Employees who believe they are not getting ahead in their jobs because of sex, race, disability, age or other factors, take heed: unless you actually apply for - or at very least, express interest in - a promotion, you may not have a claim for discrimination. Such an application is an important step to preserving your rights, even if you think the outcome is preordained against you.

Culpepper v. Vilsack, No. 10-2627 (8th Cir. Dec. 28, 2011): The employee in this case had a three-day bench trial (i.e., one decided by a judge, instead of a jury) on a variety of claims against the Department of Agriculture, all related to discrimination on account of her disability (i.e., hard of hearing) or retaliation for protected activity under the Rehabilitation Act of 1973. The court entered a judgment entirely in favor of the government.
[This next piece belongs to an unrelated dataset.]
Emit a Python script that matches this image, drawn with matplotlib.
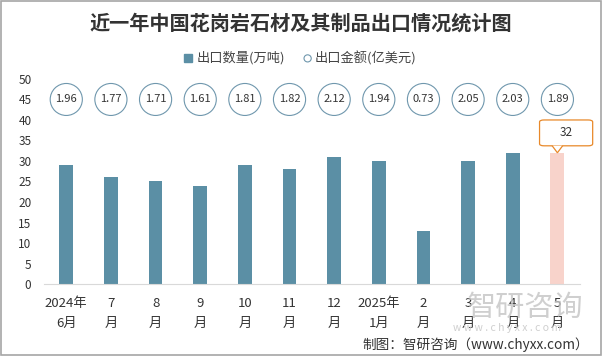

Her principal argument on appeal was that the district court erred in denying her claim against the agency for its failure to promote her to a loan specialist position. Culpepper admitted that she did not formally apply for the job, but argued that this formal step ought to be excused under the doctrine of "futility," given what the plaintiff claimed was a continuing pattern of discrimination - and because of the allegedly discriminatory "inclusion of explanatory language in the job announcement referring to 'successful activity/experience in listening.'"

The court of appeals affirms. Rather than take on the question of whether the job announcement suggested a discriminatory animus against the deaf and hard-of-hearing, the panel affirms instead on the finding that the employee more likely had a different reason for not applying for the promotion: 

"[T]he district court found credible the testimony of Alta Mullinax, one of Culpepper's co-workers, that Culpepper told her that she did not apply for the loan specialist position because of the recent death of her father. . . . We see no clear error in the district court's finding of fact that the death of Culpepper's father caused her failure to apply for the loan specialist position, and we affirm the district court's determination that Culpepper's failure to apply for the position was not excused for futility."

On a separate claim, that the agency did not properly reclassify her at a higher rank (with higher pay), Culpepper also lost - at trial and on appeal - once again on the ground that she did not seek the reclassification, referred to as "accretion-of-duties." . In agency parlance, "[t]he accretion-of-duties process to which Culpepper refers is a non-competitive promotion process by which employees performing work above their GS grade level can seek to have their grade level reclassified to a level commensurate with the work they actually are performing." The panel holds:

"She argues . . . that in her office the accretion-of-duties promotion process could be initiated by either an employee or a supervisor requesting a desk audit and that her supervisors never requested a desk audit for her while they had requested desk audits for her similarly situated, non-disabled co-workers. This contention, though, would not entitle her to relief even if true. '[A]n employee who does not formally apply must make 'every reasonable attempt to convey his [or her] interest in the job to the employer' before he or she may prevail on a discrimination claim." [Citation omitted.] Culpepper admits that, in addition to not requesting a desk audit herself, she did not ask her supervisors to request a desk audit on her behalf. She also admits that she never complained to her supervisors that she was performing duties above her grade level without a commensurate increase in her grade level. As Culpepper did not make 'every reasonable attempt to convey [her] interest' in an accretion-of-duties promotion, . . . her claim fails."

From this decision, the lesson is clear enough - the employee must take every step to obtain a desired promotion (or transfer or reclassification), even if the employee feels that it is futile, or she may emperil her discrimination or retaliation claim.